# What you have to do
Set down, word for word, only the lines from the start of the records through the line bearing "(pdbtext2) at (584,72)"; include no pictures.

# Record list
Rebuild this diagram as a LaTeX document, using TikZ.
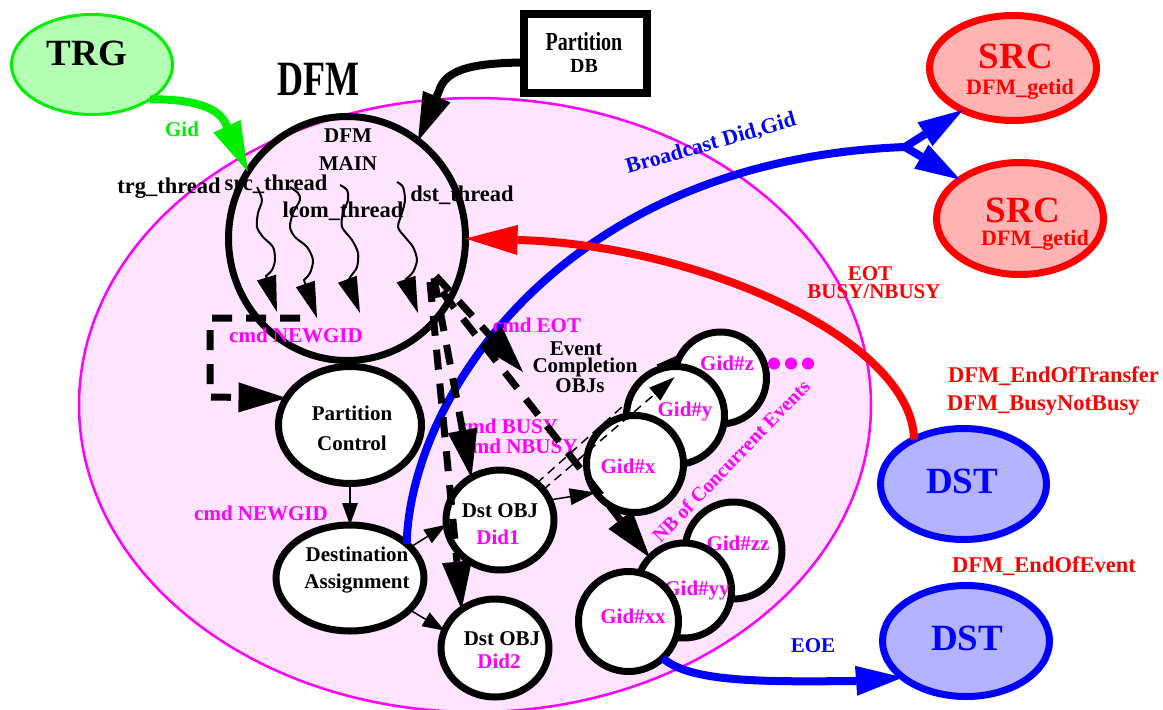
\documentclass[tikz,border=0pt]{standalone}
\usepackage{graphicx}
\usepackage{fontspec}
\setmainfont{Liberation Serif}
\usetikzlibrary{arrows.meta,shapes.geometric}

\definecolor{zonefill}{RGB}{255,228,255}
\definecolor{mag}{RGB}{255,0,255}
\definecolor{trgfill}{RGB}{179,255,179}
\definecolor{trgline}{RGB}{0,238,0}
\definecolor{srcfill}{RGB}{255,179,179}
\definecolor{dstfill}{RGB}{179,179,255}

\newcommand{\fsz}[2]{\fontsize{#1}{#2}\selectfont\bfseries}

\begin{document}
\begin{tikzpicture}[x=1pt,y=-1pt,
  every node/.style={inner sep=0pt, outer sep=0pt},
  lbl/.style={font=\fsz{21}{21}, anchor=base},
  lblw/.style={lbl, anchor=base west, font=\fsz{22.5}{22.5}},
  thlbl/.style={lbl, font=\fsz{22.5}{22.5}},
  bubble/.style={ellipse, draw=black, line width=7pt, fill=white},
  gid/.style={circle, draw=black, line width=7pt, fill=white},
  ext/.style={ellipse, line width=7pt},
  bigarrow/.style={line width=8pt, -{Triangle[length=50pt,width=30pt,line width=0pt]}},
  forkarrow/.style={line width=8pt, -{Triangle[length=45pt,width=28pt,line width=0pt]}},
  thinarrow/.style={line width=1.5pt, -{Triangle[length=22pt,width=16pt,line width=0pt]}},
  thindash/.style={line width=1.5pt, dash pattern=on 9pt off 6pt, -{Triangle[length=26pt,width=17pt,line width=0pt]}},
  cmdarrow/.style={line width=7pt, dash pattern=on 20pt off 14pt, -{Triangle[length=48pt,width=30pt,line width=0pt]}},
  wave/.style={line width=2pt, -{Triangle[length=36pt,width=20pt,line width=0pt]}},
]
\useasboundingbox (0,0) rectangle (1163,710);

% DFM region
\node[ellipse, draw=mag, line width=2.5pt, fill=zonefill, minimum width=792pt, minimum height=614pt] (zone) at (475,405) {};
\node[lbl, font=\fsz{36}{36}] (zonetitle) at (318,95) {\scalebox{1}[1.37]{DFM}};

% external actors
\node[ellipse, draw=trgline, line width=3pt, fill=trgfill, minimum width=161pt, minimum height=100pt] (trg) at (92,64.5) {};
\node[lbl, font=\fsz{37}{37}] (trgtext) at (87,65) {TRG};

\node[draw, line width=8pt, fill=white, minimum width=123pt, minimum height=79pt] (pdb) at (585.5,53.5) {};
\node[lbl, font=\fsz{20}{20}] (pdbtext1) at (584,50) {\scalebox{1}[1.3]{Partition}};
\node[lbl, font=\fsz{20}{20}] (pdbtext2) at (584,72) {DB};

\node[ext, draw=red, fill=srcfill, minimum width=167pt, minimum height=105pt] (src1) at (1013,68) {};
\node[lbl, text=red, font=\fsz{37}{37}] (src1a) at (1016,68) {SRC};
\node[lbl, text=red, font=\fsz{22}{22}] (src1b) at (1020,94) {DFM\_getid};
\node[ext, draw=red, fill=srcfill, minimum width=167pt, minimum height=112pt] (src2) at (1020,218.5) {};
\node[lbl, text=red, font=\fsz{37}{37}] (src2a) at (1023,222) {SRC};
\node[lbl, text=red, font=\fsz{22}{22}] (src2b) at (1035,245) {DFM\_getid};

\node[ext, draw=blue, fill=dstfill, minimum width=166pt, minimum height=111pt] (dst1) at (963.5,484) {};
\node[lbl, text=blue, font=\fsz{37}{37}] (dst1a) at (962,493) {DST};
\node[ext, draw=blue, fill=dstfill, minimum width=167pt, minimum height=111pt] (dst2) at (966,641) {};
\node[lbl, text=blue, font=\fsz{37}{37}] (dst2a) at (967,650) {DST};

\node[lblw, text=red] (eotfn) at (948,382) {DFM\_EndOfTransfer};
\node[lblw, text=red] (busyfn) at (947,410) {DFM\_BusyNotBusy};
\node[lblw, text=red] (eoefn) at (952,572) {DFM\_EndOfEvent};

% main thread circle
\node[thlbl] (trgth) at (169,193) {trg\_thread};
\node[thlbl] (srcth) at (276,190) {src\_thread};
\node[thlbl] (lcomth) at (343,217) {lcom\_thread};
\node[thlbl] (dstth) at (462,201) {dst\_thread};
\node[ellipse, draw, line width=7pt, minimum width=237pt, minimum height=244pt] (dfm) at (347,238.5) {};
\node[lbl] (dfma) at (348,142) {DFM};
\node[lbl] (dfmb) at (348,170) {MAIN};

% control objects (drawn early so the broadcast line starts on the border)
\node[bubble, minimum width=143pt, minimum height=117pt] (pc) at (350,425) {};
\node[lbl] (pca) at (352,420) {Partition};
\node[lbl] (pcb) at (352,450) {Control};

\node[bubble, minimum width=148pt, minimum height=106pt] (dasg) at (350,578) {};
\node[lbl] (dasga) at (357,561) {Destination};
\node[lbl] (dasgb) at (357,588) {Assignment};

% broadcast to the sources
\coordinate (fork) at (905,147);
\draw[blue, line width=8pt] (dasg.31.5) .. controls (410,400) and (560,160) .. (fork);
\draw[forkarrow, blue] (fork) -- (src1.220);
\draw[forkarrow, blue] (fork) -- (src2.147);

% end of transfer / busy back to the main thread
\draw[bigarrow, red, -{Triangle[length=52pt,width=30pt,line width=0pt]}] (dst1.138) .. controls (912,340) and (700,245) .. (518,240) -- (dfm.east);

% trigger and partition database inputs
\draw[bigarrow, trgline] (trg.-31.5) .. controls (195,99) and (220,108) .. (226.5,125.5) -- (dfm.146);
\draw[bigarrow, black, -{Triangle[length=48pt,width=30pt,line width=0pt]}] ([yshift=-9pt]pdb.west) .. controls (465,63) and (445,72) .. (439,91) -- (dfm.54);

\node[bubble, minimum width=108pt, minimum height=100pt] (did1) at (500,520) {};
\node[lbl] (did1a) at (500,517) {Dst OBJ};
\node[lbl, text=mag] (did1b) at (498,544) {Did1};
\node[bubble, minimum width=108pt, minimum height=98pt] (did2) at (495,648) {};
\node[lbl] (did2a) at (502,645) {Dst OBJ};
\node[lbl, text=mag] (did2b) at (499,668) {Did2};

\draw[thinarrow] (pc.south) -- (dasg.north);
\draw[thinarrow] (dasg.27) -- (did1.185);
\draw[thinarrow] (dasg.-28) -- (did2.161);

% event completion objects
\node[gid, minimum size=92pt] (gidz) at (720.5,378) {};
\node[lbl, text=mag] (gidzt) at (727,370) {Gid\#z};
\draw[thindash] (did1.45) -- (gidz.148);
\node[gid, minimum size=98pt] (gidy) at (675.5,415.5) {};
\node[lbl, text=mag] (gidyt) at (685,416) {Gid\#y};
\node[gid, minimum size=97pt] (gidx) at (635,464) {};
\node[lbl, text=mag] (gidxt) at (628,473) {Gid\#x};
\draw[thindash] (did1.35) -- (gidz.179);
\draw[line width=1.5pt, -{Triangle[length=26pt,width=17pt,line width=0pt]}] (did1.22) -- (gidx.216);

\node[gid, minimum size=97pt] (gidzz) at (733.5,550.5) {};
\node[lbl, text=mag] (gidzzt) at (738,550) {Gid\#zz};
\node[gid, minimum size=95pt] (gidyy) at (684,590.5) {};
\node[lbl, text=mag] (gidyyt) at (697,595) {Gid\#yy};
\node[gid, minimum size=100pt] (gidxx) at (628.5,621.5) {};
\node[lbl, text=mag] (gidxxt) at (633,623) {Gid\#xx};

\node[circle, fill=mag, minimum size=12pt] (dot1) at (774,363.5) {};
\node[circle, fill=mag, minimum size=12pt] (dot2) at (791,363.5) {};
\node[circle, fill=mag, minimum size=12pt] (dot3) at (808,363.5) {};

% end of event
\draw[bigarrow, blue, -{Triangle[length=47pt,width=30pt,line width=0pt]}] (gidxx.-47) .. controls (690,682) and (760,682) .. (853,681) -- (dst2.210);

% labels
\node[lbl, text=red] (eotl) at (870,280) {EOT};
\node[lbl, text=red] (busyl) at (874,298) {BUSY/NBUSY};
\node[lbl, text=blue] (eoel) at (813,652) {EOE};
\node[lbl, text=trgline] (gidl) at (182,136) {Gid};
\node[font=\fsz{22}{22}, text=blue, rotate=16] (bcast) at (711,144) {Broadcast Did,Gid};
\node[font=\fsz{20}{20}, text=mag, rotate=46] (nbl) at (731,461) {NB of Concurrent Events};
\node[lbl] (eca) at (576,355) {Event};
\node[lbl] (ecb) at (585,372) {Completion};
\node[lbl] (ecc) at (580,392) {OBJs};
\node[lbl, text=mag] (cmdeot) at (537,332) {cmd EOT};
\node[lbl, text=mag] (cmdbusy) at (508,433) {cmd BUSY};
\node[lbl, text=mag] (cmdnbusy) at (520,453) {cmd NBUSY};
\node[lbl, text=mag] (cmdng1) at (296,342) {cmd NEWGID};
\node[lbl, text=mag] (cmdng2) at (261,520) {cmd NEWGID};

% threads
\coordinate (th1) at (277,312);
\coordinate (th2) at (317,318);
\coordinate (th3) at (360,313);
\coordinate (th4) at (418,313);
\draw[wave] plot[smooth] coordinates {(257,187) (262,200) (258,213) (257,227) (263,237) (273,247) (275,260) (272,270) (266,276)} -- (th1);
\draw[wave] plot[smooth] coordinates {(290,187) (298,193) (300,200) (293,213) (290,227) (295,237) (307,247) (313,260) (310,273) (304,280)} -- (th2);
\draw[wave] plot[smooth] coordinates {(340,185) (347,190) (348,200) (343,213) (342,227) (352,240) (358,253) (357,267) (351,276) (348,281)} -- (th3);
\draw[wave] plot[smooth] coordinates {(397,182) (403,187) (405,200) (402,213) (398,227) (405,237) (413,247) (417,260) (413,272) (406,279)} -- (th4);

% commands issued by the main thread
\coordinate (ngstart) at (300,318);
\coordinate (busy1) at (434,278);
\coordinate (busy2) at (430,282);
\coordinate (eot0) at (436,276);
\coordinate (eottip) at (523,372);
\coordinate (ev0) at (442,292);
\draw[cmdarrow] (ngstart) -- (210,318) -- (210,397) -- (pc.157);
\draw[cmdarrow] (busy1) -- (did1.124);
\draw[cmdarrow] (busy2) -- (did2.131);
\draw[cmdarrow] (eot0) -- (eottip);
\draw[cmdarrow] (ev0) -- (gidyy.136);
\end{tikzpicture}
\end{document}
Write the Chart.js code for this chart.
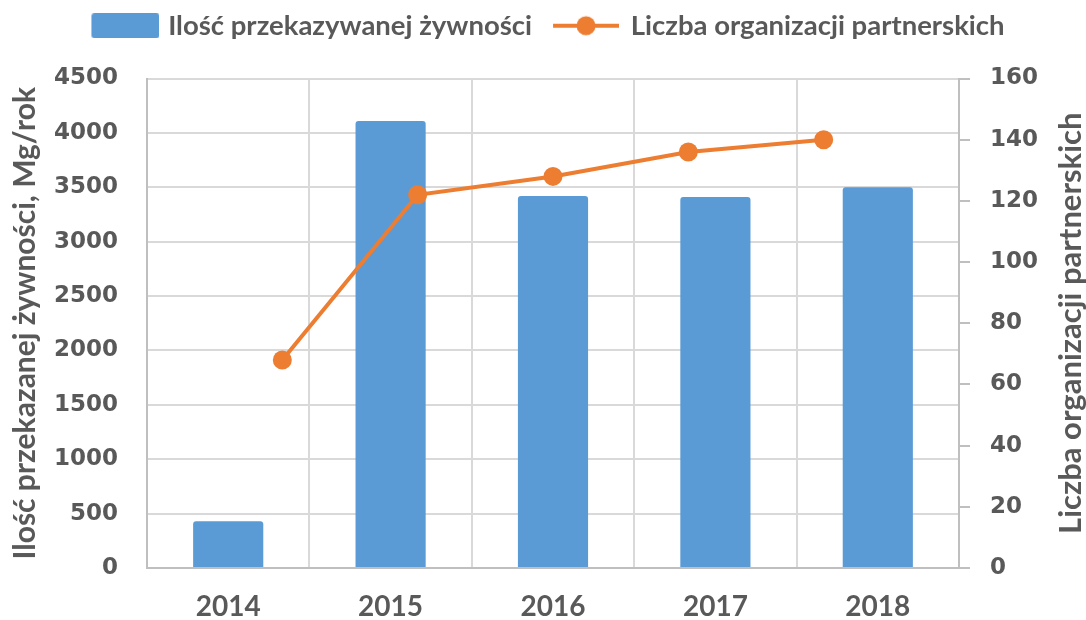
<!DOCTYPE html>
<html lang="pl">
<head>
<meta charset="utf-8">
<title>Ilość przekazywanej żywności</title>
<script src="https://cdn.jsdelivr.net/npm/chart.js@4/dist/chart.umd.min.js"></script>
<style>
  html, body { margin: 0; padding: 0; background: #ffffff; }
  #wykres { display: block; }
</style>
</head>
<body>
<canvas id="wykres" width="1086" height="620"></canvas>
<script>
// --- DANE ---
const YEARS = ['2014', '2015', '2016', '2017', '2018'];
const FOOD_MG = [430, 4110, 3420, 3410, 3500];
const PARTNERS = [68, 122, 128, 136, 140];
// druga oś kategorii dla linii (punkty na granicach 6 przedziałów)
const LINE_SLOTS = ['', '2014', '2015', '2016', '2017', '2018', ''];
const FOOD_TICKS = [0, 500, 1000, 1500, 2000, 2500, 3000, 3500, 4000, 4500];
const PARTNER_TICKS = [0, 20, 40, 60, 80, 100, 120, 140, 160];

const BAR_LABEL = 'Ilość przekazywanej żywności';
const LINE_LABEL = 'Liczba organizacji partnerskich';
const LEFT_TITLE = 'Ilość przekazanej żywności, Mg/rok';
const RIGHT_TITLE = 'Liczba organizacji partnerskich';

// --- KOLORY ---
const BLUE = '#5b9bd5';
const ORANGE = '#ed7d31';
const TEXT = '#595959';
const GRID = '#d9d9d9';
const AXIS = '#bfbfbf';

// --- IKONY LEGENDY ---
function makeIcon(w, h, draw) {
    const c = document.createElement('canvas');
    c.width = w;
    c.height = h;
    draw(c.getContext('2d'));
    return c;
}

const barIcon = makeIcon(83, 25, (ctx) => {
    ctx.fillStyle = BLUE;
    ctx.beginPath();
    ctx.roundRect(15, 0, 68, 25, 3);
    ctx.fill();
});

const lineIcon = makeIcon(77, 22, (ctx) => {
    ctx.strokeStyle = ORANGE;
    ctx.lineWidth = 4;
    ctx.beginPath();
    ctx.moveTo(11, 11);
    ctx.lineTo(77, 11);
    ctx.stroke();
    ctx.fillStyle = ORANGE;
    ctx.beginPath();
    ctx.arc(44, 11, 9.5, 0, Math.PI * 2);
    ctx.fill();
});

// --- TYTUŁ PRAWEJ OSI (czytany od dołu do góry) ---
const rightTitle = {
    id: 'rightTitle',
    afterDraw(chart) {
        const s = chart.scales.y1;
        const ctx = chart.ctx;
        ctx.save();
        ctx.translate(s.right - 15, (s.top + s.bottom) / 2);
        ctx.rotate(-Math.PI / 2);
        ctx.font = 'bold 31px Lato';
        ctx.fillStyle = TEXT;
        ctx.textAlign = 'center';
        ctx.textBaseline = 'middle';
        ctx.fillText(RIGHT_TITLE, 0, 0);
        ctx.restore();
    }
};

// --- WYKRES ---
const ctx = document.getElementById('wykres').getContext('2d');
new Chart(ctx, {
    type: 'bar',
    data: {
        labels: YEARS,
        datasets: [
            {
                type: 'bar',
                label: BAR_LABEL,
                data: FOOD_MG,
                backgroundColor: BLUE,
                borderRadius: 3,
                grouped: false,
                barPercentage: 0.432,
                categoryPercentage: 1,
                xAxisID: 'x',
                yAxisID: 'y',
                order: 2
            },
            {
                type: 'line',
                label: LINE_LABEL,
                data: [null, ...PARTNERS, null],
                borderColor: ORANGE,
                backgroundColor: ORANGE,
                borderWidth: 4,
                pointRadius: 9.5,
                pointHoverRadius: 9.5,
                pointBorderWidth: 0,
                xAxisID: 'x2',
                yAxisID: 'y1',
                order: 1
            }
        ]
    },
    options: {
        responsive: false,
        animation: false,
        devicePixelRatio: 1,
        layout: { padding: 0 },
        plugins: {
            tooltip: { enabled: false },
            legend: {
                position: 'top',
                labels: {
                    usePointStyle: true,
                    pointStyleWidth: 73,
                    padding: 12,
                    color: TEXT,
                    font: { family: 'Lato', size: 27.5, weight: 'bold' },
                    generateLabels: () => [
                        { text: BAR_LABEL, pointStyle: barIcon, fontColor: TEXT, lineWidth: 0, hidden: false, datasetIndex: 0 },
                        { text: LINE_LABEL, pointStyle: lineIcon, fontColor: TEXT, lineWidth: 0, hidden: false, datasetIndex: 1 }
                    ]
                }
            }
        },
        scales: {
            x: {
                position: 'bottom',
                offset: true,
                grid: { color: GRID, lineWidth: 2, offset: true, drawTicks: false },
                border: { color: AXIS, width: 2 },
                ticks: {
                    color: TEXT,
                    padding: 22,
                    font: { family: 'Lato', size: 28, weight: 'bold' }
                },
                afterFit: (s) => { s.height = 52; }
            },
            x2: {
                type: 'category',
                labels: LINE_SLOTS,
                position: 'top',
                offset: false,
                grid: { display: false, drawTicks: false },
                border: { display: false },
                ticks: { display: false },
                afterFit: (s) => { s.height = 77 - 48; }
            },
            y: {
                position: 'left',
                min: 0,
                max: 4500,
                afterBuildTicks: (s) => { s.ticks = FOOD_TICKS.map(v => ({ value: v })); },
                grid: { color: GRID, lineWidth: 2, drawTicks: false },
                border: { color: AXIS, width: 2 },
                ticks: {
                    color: TEXT,
                    padding: 29,
                    callback: (v) => String(v),
                    font: { family: 'DejaVu Sans', size: 23, weight: 'bold' }
                },
                title: {
                    display: true,
                    text: LEFT_TITLE,
                    color: TEXT,
                    padding: { top: 7, bottom: 0 },
                    font: { family: 'Lato', size: 30, weight: 'bold' }
                },
                afterFit: (s) => { s.width = 147; }
            },
            y1: {
                position: 'right',
                min: 0,
                max: 160,
                afterBuildTicks: (s) => { s.ticks = PARTNER_TICKS.map(v => ({ value: v })); },
                grid: { drawOnChartArea: false, drawTicks: true, tickLength: 11, color: AXIS, lineWidth: 2 },
                border: { color: AXIS, width: 2 },
                ticks: {
                    color: TEXT,
                    padding: 20,
                    callback: (v) => String(v),
                    font: { family: 'DejaVu Sans', size: 23, weight: 'bold' }
                },
                afterFit: (s) => { s.width = 127; }
            }
        }
    },
    plugins: [rightTitle]
});
</script>
</body>
</html>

# Answer to the problem
Rebuild this diagram as a LaTeX document, using TikZ.
\documentclass[tikz,border=0pt]{standalone}
\usepackage{graphicx}
\usepackage{fontspec}
\setmainfont{Liberation Serif}
\usetikzlibrary{arrows.meta,shapes.geometric}

\definecolor{zonefill}{RGB}{255,228,255}
\definecolor{mag}{RGB}{255,0,255}
\definecolor{trgfill}{RGB}{179,255,179}
\definecolor{trgline}{RGB}{0,238,0}
\definecolor{srcfill}{RGB}{255,179,179}
\definecolor{dstfill}{RGB}{179,179,255}

\newcommand{\fsz}[2]{\fontsize{#1}{#2}\selectfont\bfseries}

\begin{document}
\begin{tikzpicture}[x=1pt,y=-1pt,
  every node/.style={inner sep=0pt, outer sep=0pt},
  lbl/.style={font=\fsz{21}{21}, anchor=base},
  lblw/.style={lbl, anchor=base west, font=\fsz{22.5}{22.5}},
  thlbl/.style={lbl, font=\fsz{22.5}{22.5}},
  bubble/.style={ellipse, draw=black, line width=7pt, fill=white},
  gid/.style={circle, draw=black, line width=7pt, fill=white},
  ext/.style={ellipse, line width=7pt},
  bigarrow/.style={line width=8pt, -{Triangle[length=50pt,width=30pt,line width=0pt]}},
  forkarrow/.style={line width=8pt, -{Triangle[length=45pt,width=28pt,line width=0pt]}},
  thinarrow/.style={line width=1.5pt, -{Triangle[length=22pt,width=16pt,line width=0pt]}},
  thindash/.style={line width=1.5pt, dash pattern=on 9pt off 6pt, -{Triangle[length=26pt,width=17pt,line width=0pt]}},
  cmdarrow/.style={line width=7pt, dash pattern=on 20pt off 14pt, -{Triangle[length=48pt,width=30pt,line width=0pt]}},
  wave/.style={line width=2pt, -{Triangle[length=36pt,width=20pt,line width=0pt]}},
]
\useasboundingbox (0,0) rectangle (1163,710);

% DFM region
\node[ellipse, draw=mag, line width=2.5pt, fill=zonefill, minimum width=792pt, minimum height=614pt] (zone) at (475,405) {};
\node[lbl, font=\fsz{36}{36}] (zonetitle) at (318,95) {\scalebox{1}[1.37]{DFM}};

% external actors
\node[ellipse, draw=trgline, line width=3pt, fill=trgfill, minimum width=161pt, minimum height=100pt] (trg) at (92,64.5) {};
\node[lbl, font=\fsz{37}{37}] (trgtext) at (87,65) {TRG};

\node[draw, line width=8pt, fill=white, minimum width=123pt, minimum height=79pt] (pdb) at (585.5,53.5) {};
\node[lbl, font=\fsz{20}{20}] (pdbtext1) at (584,50) {\scalebox{1}[1.3]{Partition}};
\node[lbl, font=\fsz{20}{20}] (pdbtext2) at (584,72) {DB};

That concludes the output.